Quelle est donc cette allégation sans source ni fondement ?

Aldorus Berthier

Aldorus Berthier le 26/07/2024 à 22:28:27

Quoi donc, que tu me détestes ? Ah mais il n'y a rien d'allégué dans la mesure où si ce n'est pas le cas eh bien concrètement ça ne fait aucune différence ! 😁

Crom-Cruach

Crom-Cruach le 27/07/2024 à 08:09:34

Et vice versa 

Pingouins

Pingouins le 27/07/2024 à 14:34:06

En ce qui concerne Mirar : sympa comme disque, j'aime vraiment bien l'usage des dissonances, un peu plus que chez HLB ou Vildjharta, mais par contre je trouve que ça se cache parfois un peu trop derrière la grosse prod pour donner du relief (d'autant plus du fait de l'absence de chant).

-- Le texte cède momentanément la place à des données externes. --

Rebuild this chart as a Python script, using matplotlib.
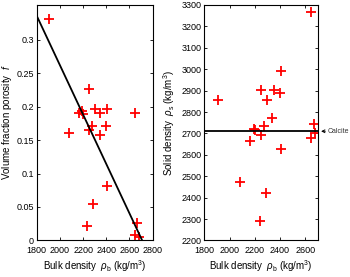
import matplotlib
matplotlib.use("Agg")
import matplotlib.pyplot as plt
from matplotlib.ticker import FuncFormatter, MultipleLocator, FixedLocator

plt.rcParams['font.family'] = ['Liberation Sans', 'DejaVu Sans']
plt.rcParams['mathtext.fontset'] = 'custom'
plt.rcParams['mathtext.rm'] = 'Liberation Sans'
plt.rcParams['mathtext.it'] = 'Liberation Sans:italic'

# Left panel: bulk density vs porosity
bulk_left = [1909, 2253, 2167, 2193, 2200, 2300, 2348, 2409, 2650, 2081,
             2248, 2274, 2400, 2343, 2406, 2288, 2236, 2667, 2647, 2679]
porosity = [0.331, 0.227, 0.191, 0.193, 0.189, 0.196, 0.191, 0.196, 0.191, 0.161,
            0.165, 0.171, 0.171, 0.157, 0.082, 0.054, 0.022, 0.026, 0.008, 0.005]

# Right panel: bulk density vs solid density
bulk_right = [2647, 2409, 2250, 2349, 2402, 1911, 2298, 2339, 2270, 2667,
              2192, 2202, 2676, 2252, 2163, 2647, 2409, 2081, 2287, 2242]
solid = [3269, 2993, 2901, 2901, 2891, 2855, 2857, 2773, 2734, 2744,
         2720, 2714, 2702, 2693, 2666, 2677, 2629, 2475, 2422, 2291]

porosity_ticks = [0, 0.05, 0.1, 0.15, 0.2, 0.25, 0.3]

calcite_density = 2710
line_x = [1800, 2710]

fig = plt.figure(figsize=(3.5, 2.77), dpi=100)
ax1 = fig.add_axes([0.105, 0.132, 0.331, 0.850])
ax2 = fig.add_axes([0.584, 0.132, 0.324, 0.850])

fs_tick = 6.5
fs_lab = 7

# left
ax1.plot(bulk_left, porosity, linestyle='none', marker='+', color='red',
         markersize=6.5, markeredgewidth=1.3)
ax1.plot(line_x, [1 - x / calcite_density for x in line_x], color='black', lw=1.3)
ax1.set_xlim(1800, 2800)
ax1.set_ylim(0, 0.352)
ax1.xaxis.set_major_locator(MultipleLocator(200))
ax1.yaxis.set_major_locator(FixedLocator(porosity_ticks))
ax1.yaxis.set_major_formatter(FuncFormatter(lambda v, p: '%g' % round(v, 3)))
ax1.set_xlabel(r'Bulk density  $\rho_{\rm b}$ (kg/m$^3$)', fontsize=fs_lab, labelpad=2)
ax1.set_ylabel(r'Volume fraction porosity  $f$', fontsize=fs_lab, labelpad=2)

# right
ax2.plot(bulk_right, solid, linestyle='none', marker='+', color='red',
         markersize=6.5, markeredgewidth=1.3)
ax2.axhline(calcite_density, color='black', lw=1.3)
ax2.set_xlim(1800, 2700)
ax2.set_ylim(2200, 3300)
ax2.xaxis.set_major_locator(MultipleLocator(200))
ax2.yaxis.set_major_locator(MultipleLocator(100))
ax2.set_xlabel(r'Bulk density  $\rho_{\rm b}$ (kg/m$^3$)', fontsize=fs_lab, labelpad=2)
ax2.set_ylabel(r'Solid density  $\rho_{\rm s}$ (kg/m$^3$)', fontsize=fs_lab, labelpad=3)
ax2.annotate('Calcite', xy=(2726, calcite_density), xytext=(7, 0),
             textcoords='offset pixels', fontsize=5, color='#333333',
             va='center', ha='left', annotation_clip=False,
             arrowprops=dict(arrowstyle='->', lw=0.7, color='black',
                             shrinkA=0, shrinkB=0))

for ax in (ax1, ax2):
    ax.tick_params(direction='in', length=2.5, width=0.6, labelsize=fs_tick,
                   top=True, right=True)
    ax.tick_params(axis='x', pad=4)
    ax.tick_params(axis='y', pad=2)
    for s in ax.spines.values():
        s.set_linewidth(0.8)

fig.savefig('out.png', dpi=100)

Du coup comme dans tout ce courant "thall" machin là, j'ai tendance à voir pointer l'ennui à mesure de l'écoute, parce qu'il manque un peu cette rage et cette passion qu'on peut trouver ailleurs. 
Là c'est déshumanisé et mécanique et c'est le but du style (encore des suiveurs de Meshugg' hein on va pas se leurrer), mais du coup y'a un côté trop homogène je trouve, malgré les différences internes aux compos.
Ceci étant dit, je l'ai quand même écouté plusieurs fois et l'ai malgré tout apprécié :)

Pingouins

Pingouins le 27/07/2024 à 14:35:31

Et la pochette me fait penser au dernier Lifecrusher aussi, bien que le trait soit complètement différent :)

Aldorus Berthier

Aldorus Berthier le 27/07/2024 à 16:23:07

Définitivement typé Meshuggah, la question se pose même pas. Pour aller dans ton sens j'ai même vu jsais plus où un commentaire noté le plus bas qui se disait que ça donnait beaucoup trop l'impression d'être fait par une IA. Mais bon que veux-tu, je suis si mauvais public que ce genre d'expérience je m'y laisse entraîner beaucoup trop volontiers 👌

Crom-Cruach

Crom-Cruach le 01/08/2024 à 11:25:54

@Pingouins : c'est le Caravage nom d'une petite décapitation.

noideaforid

noideaforid le 10/08/2024 à 14:52:54

C'est le genre d' "œuvre'' malaisante et irritante comme quelqu'un qui ronge ses ongles en tenant une conversation. ça me fou même la nausée en fait. Je comprends vraiment le trip musical( qui n'est pas pour moi) c'est vraiment une torture pour mes nerfs. En gros je trouve ça pas assez glaireux.